In hand, the Aion feels best for me when uncapped. The shape actually feels quite a bit like my Nakaya Neo Standard (but only in shape, nothing else…I’m not saying this pen is like a Nakaya). There’s a slight taper to the grip, and even though the section is smooth, it’s not slippery. Posted, the pen becomes unbearably long for me. I’d say I have pretty average size hands for a guy, and the 6.4″ posted length becomes borderline unwieldy.
Overall, the pen feels premium. To me, it’s worth the premium over the Safari and Al-Star and makes sense that it’s a few bucks cheaper than the steel-nabbed Studios. The Aion fits nicely into the line, providing a modern looking pen that’s made better than their lower end of the line.
- Sleek modern design
- Pleasantly surprising heft
- Solid construction
- Click cap may wear out
- Proprietary filling system
- Pen posted becomes way too long
Overall, I’m a big fan of the Aion.
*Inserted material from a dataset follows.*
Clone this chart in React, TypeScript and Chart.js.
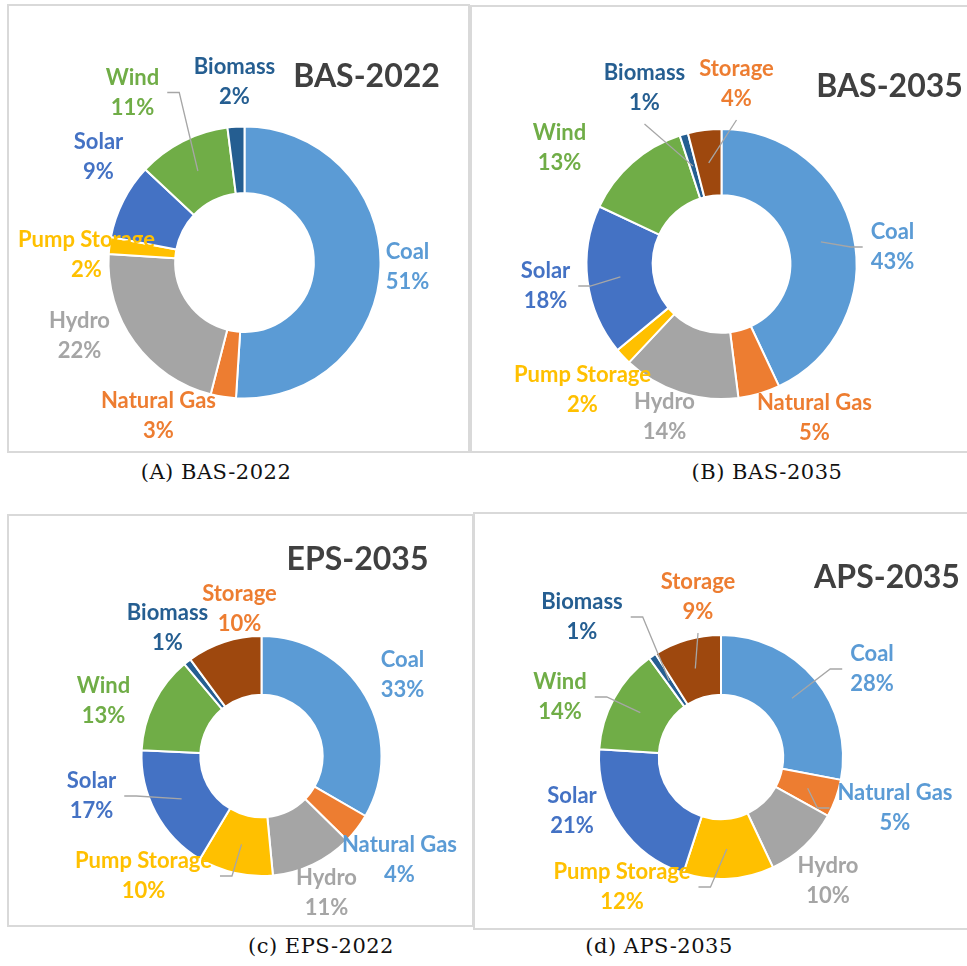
import React, { useEffect, useRef } from 'react';
import { Chart, registerables } from 'chart.js';

Chart.register(...registerables);

// ---------- data ----------
const categories = ['Coal', 'Natural Gas', 'Hydro', 'Pump Storage', 'Solar', 'Wind', 'Biomass', 'Storage'];
const bas2022Values = [51, 3, 22, 2, 9, 11, 2];
const bas2035Values = [43, 5, 14, 2, 18, 13, 1, 4];
const eps2035Values = [33, 4, 11, 10, 17, 13, 1, 10];
const aps2035Values = [28, 5, 10, 12, 21, 14, 1, 9];
const chartTitles = ['BAS-2022', 'BAS-2035', 'EPS-2035', 'APS-2035'];
const captions = ['(A) BAS-2022', '(B) BAS-2035', '(c) EPS-2022', '(d) APS-2035'];

// ---------- styles ----------
const sliceColors = ['#5B9BD5', '#ED7D31', '#A5A5A5', '#FFC000', '#4472C4', '#70AD47', '#255E91', '#9E480E'];
const labelColorsAB = ['#5B9BD5', '#ED7D31', '#A5A5A5', '#FFC000', '#4472C4', '#70AD47', '#255E91', '#ED7D31'];
const labelColorsCD = ['#5B9BD5', '#5B9BD5', '#A5A5A5', '#FFC000', '#4472C4', '#70AD47', '#255E91', '#ED7D31'];

type Panel = {
  values: number[];
  title: string;
  caption: string;
  box: { left: number; top: number; width: number; height: number };
  center: [number, number]; // relative to box
  radius: number;
  cutout: string;
  labelOffsets: [number, number][]; // label centre relative to doughnut centre
  leaders: string[]; // '', 'l', 'r', 'b'
  labelColors: string[];
  titleOffset: [number, number];
  captionPos: [number, number];
};

const panels: Panel[] = [
  {
    values: bas2022Values,
    title: chartTitles[0],
    caption: captions[0],
    box: { left: 7, top: 4, width: 463, height: 449 },
    center: [237.5, 258.5],
    radius: 136,
    cutout: '51%',
    labelOffsets: [[163, 4], [-86, 153], [-165, 73], [-158, -8], [-146, -106], [-112, -170], [-10, -181]],
    leaders: ['', '', '', '', '', 'r', ''],
    labelColors: labelColorsAB,
    titleOffset: [122, -186],
    captionPos: [216, 472],
  },
  {
    values: bas2035Values,
    title: chartTitles[1],
    caption: captions[1],
    box: { left: 470, top: 5, width: 530, height: 448 },
    center: [251.5, 259],
    radius: 135,
    cutout: '51%',
    labelOffsets: [[171, -17], [93, 154], [-57, 153], [-139, 126], [-176, 22], [-162, -116], [-77, -176], [15, -180]],
    leaders: ['l', '', '', '', 'r', '', 'b', 'b'],
    labelColors: labelColorsAB,
    titleOffset: [168, -177],
    captionPos: [767, 472],
  },
  {
    values: eps2035Values,
    title: chartTitles[2],
    caption: captions[2],
    box: { left: 7, top: 514, width: 467, height: 413 },
    center: [254.5, 242],
    radius: 120,
    cutout: '51%',
    labelOffsets: [[141, -81], [138, 104], [65, 137], [-118, 120], [-170, 40], [-158, -55], [-94, -128], [-22, -147]],
    leaders: ['', '', '', 'r', 'r', '', '', ''],
    labelColors: labelColorsCD,
    titleOffset: [96, -196],
    captionPos: [321, 946],
  },
  {
    values: aps2035Values,
    title: chartTitles[3],
    caption: captions[3],
    box: { left: 473, top: 512, width: 530, height: 418 },
    center: [248, 245],
    radius: 122,
    cutout: '51%',
    labelOffsets: [[151, -88], [174, 51], [107, 124], [-99, 130], [-149, 54], [-161, -60], [-139, -140], [-23, -160]],
    leaders: ['l', 'l', '', 'r', '', 'r', 'r', 'b'],
    labelColors: labelColorsCD,
    titleOffset: [166, -179],
    captionPos: [659, 946],
  },
];

const LABEL_FONT = 'bold 22px Lato';
const TITLE_FONT = 'bold 32px Lato';
const LINE_H = 30;

const sliceLabelPlugin = {
  id: 'sliceLabels',
  afterDatasetsDraw(chart: any, _args: any, opts: any) {
    const ctx: CanvasRenderingContext2D = chart.ctx;
    const meta = chart.getDatasetMeta(0);
    const data = chart.data.datasets[0].data as number[];
    const labels = chart.data.labels as string[];
    ctx.save();
    ctx.font = LABEL_FONT;
    ctx.textAlign = 'center';
    ctx.textBaseline = 'middle';
    let cx = 0;
    let cy = 0;
    meta.data.forEach((arc: any, i: number) => {
      const p = arc.getProps(['x', 'y', 'startAngle', 'endAngle', 'innerRadius', 'outerRadius'], true);
      cx = p.x;
      cy = p.y;
      const mid = (p.startAngle + p.endAngle) / 2;
      const rm = (p.innerRadius + p.outerRadius) / 2;
      const tx = p.x + Math.cos(mid) * rm;
      const ty = p.y + Math.sin(mid) * rm;
      const [dx, dy] = opts.offsets[i];
      const lx = p.x + dx;
      const ly = p.y + dy;
      const lines = [labels[i], `${data[i]}%`];
      const w = Math.max(...lines.map((t) => ctx.measureText(t).width));
      const mode = opts.leaders[i];
      if (mode) {
        ctx.strokeStyle = '#A6A6A6';
        ctx.lineWidth = 1.3;
        ctx.beginPath();
        if (mode === 'l') {
          const sx = lx - w / 2 - 8;
          ctx.moveTo(sx, ly);
          ctx.lineTo(sx - 12, ly);
        } else if (mode === 'r') {
          const sx = lx + w / 2 + 8;
          ctx.moveTo(sx, ly);
          ctx.lineTo(sx + 12, ly);
        } else {
          ctx.moveTo(lx, ly + 36);
        }
        ctx.lineTo(tx, ty);
        ctx.stroke();
      }
      ctx.fillStyle = opts.colors[i];
      ctx.fillText(lines[0], lx, ly - LINE_H / 2);
      ctx.fillText(lines[1], lx, ly + LINE_H / 2);
    });
    ctx.font = TITLE_FONT;
    ctx.fillStyle = '#404040';
    ctx.fillText(opts.title, cx + opts.titleOffset[0], cy + opts.titleOffset[1]);
    ctx.restore();
  },
};

function DonutPanel({ panel }: { panel: Panel }) {
  const ref = useRef<HTMLCanvasElement | null>(null);
  useEffect(() => {
    if (!ref.current) return;
    const { width: W, height: H } = panel.box;
    const [cx, cy] = panel.center;
    const padding = {
      left: Math.max(0, 2 * cx - W),
      right: Math.max(0, W - 2 * cx),
      top: Math.max(0, 2 * cy - H),
      bottom: Math.max(0, H - 2 * cy),
    };
    const n = panel.values.length;
    const chart = new Chart(ref.current, {
      type: 'doughnut',
      data: {
        labels: categories.slice(0, n),
        datasets: [
          {
            data: panel.values,
            backgroundColor: sliceColors.slice(0, n),
            borderColor: '#FFFFFF',
            borderWidth: 2,
            radius: panel.radius,
            clip: false,
          } as any,
        ],
      },
      options: {
        responsive: false,
        maintainAspectRatio: false,
        animation: false,
        events: [],
        cutout: panel.cutout,
        layout: { padding },
        plugins: {
          legend: { display: false },
          tooltip: { enabled: false },
          title: { display: false },
          sliceLabels: {
            offsets: panel.labelOffsets,
            leaders: panel.leaders,
            colors: panel.labelColors,
            title: panel.title,
            titleOffset: panel.titleOffset,
          },
        } as any,
      },
      plugins: [sliceLabelPlugin],
    });
    return () => chart.destroy();
  }, [panel]);

  const { left, top, width, height } = panel.box;
  return (
    <>
      <div
        style={{
          position: 'absolute',
          left,
          top,
          width,
          height,
          border: '2px solid #D9D9D9',
          boxSizing: 'border-box',
        }}
      />
      <canvas
        ref={ref}
        width={width}
        height={height}
        style={{ position: 'absolute', left, top, width, height }}
      />
      <div
        style={{
          position: 'absolute',
          left: panel.captionPos[0],
          top: panel.captionPos[1] - 15,
          height: 30,
          lineHeight: '30px',
          transform: 'translateX(-50%)',
          whiteSpace: 'nowrap',
          fontFamily: '"DejaVu Serif", serif',
          fontSize: 21,
          letterSpacing: '0.5px',
          color: '#111',
        }}
      >
        {panel.caption}
      </div>
    </>
  );
}

export default function App() {
  return (
    <div
      style={{
        position: 'fixed',
        left: 0,
        top: 0,
        width: 967,
        height: 966,
        overflow: 'hidden',
        background: '#FFFFFF',
      }}
    >
      {panels.map((p, i) => (
        <DonutPanel key={i} panel={p} />
      ))}
    </div>
  );
}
It’s different enough from the rest of Lamy’s pens to stand out – to me at least. I understand that reviewing anything is a highly subjective task, and a lot is going to depend on personal preference. In terms of look and feel, I really do enjoy the Aion. From a strictly technical point of view – it’s reliable, well-built, and I believe to be reasonably priced for what you’re getting. I’ve already added another Aion to my collection and I’m excited to see what Lamy does with this model. Since it’s metal, they can finish it in a variety of colors, which I hope they do (Hey, if you’re listening…make one in Olive Green). I believe the pen to be fairly priced at $71.20, and it’s nice that it’s in the higher quality Lamy boxes and includes a converter. I see myself carrying and using this one a lot in the years to come. Again, you can pick one up at Pen Chalet. Doing so will support the flow of new content to the site.
Did you pick up a Lamy Aion? Let us know in the comments below how you’re liking your new pen!
4 thoughts on “Lamy Aion Fountain Pen Review”
Great post on this new pen! Thank you! I picked up one in the olive silver from an overseas vendor before it was available here in the US, because I just could not wait any longer! 🙂 I absolutely love it. It’s solid and is a great writer. My cap is slightly loose in a sense that it can easily spin, but there is no way it would come off on its own. If I had an endoscopic camera, I’d be interested to see what material the cap retaining mechanism is constructed from–my hope is it will not wear out. I have not had any issues with hard starts or ink drying out on the nib, so the cap “thing” is a non-issue for me. Overall a great solid performer for a great price!
Thank you! I was thinking about doing that myself, but I accredit to extreme patience (extreme laziness and forgetfulness). It’s definitely one of my favorite pens to come out in the past few years.
Question, given that the section is metal is there enough grip to not let the fingers slip? Just asking as my hands tend to be on the oily side, and not always “compatible” with metal sections.
I think you should be okay, it’s metal but coated. There’s a bit of a matte finish to it. It’s definitely not grippy by any means, but it’s not nearly as slippery as a smooth metal section.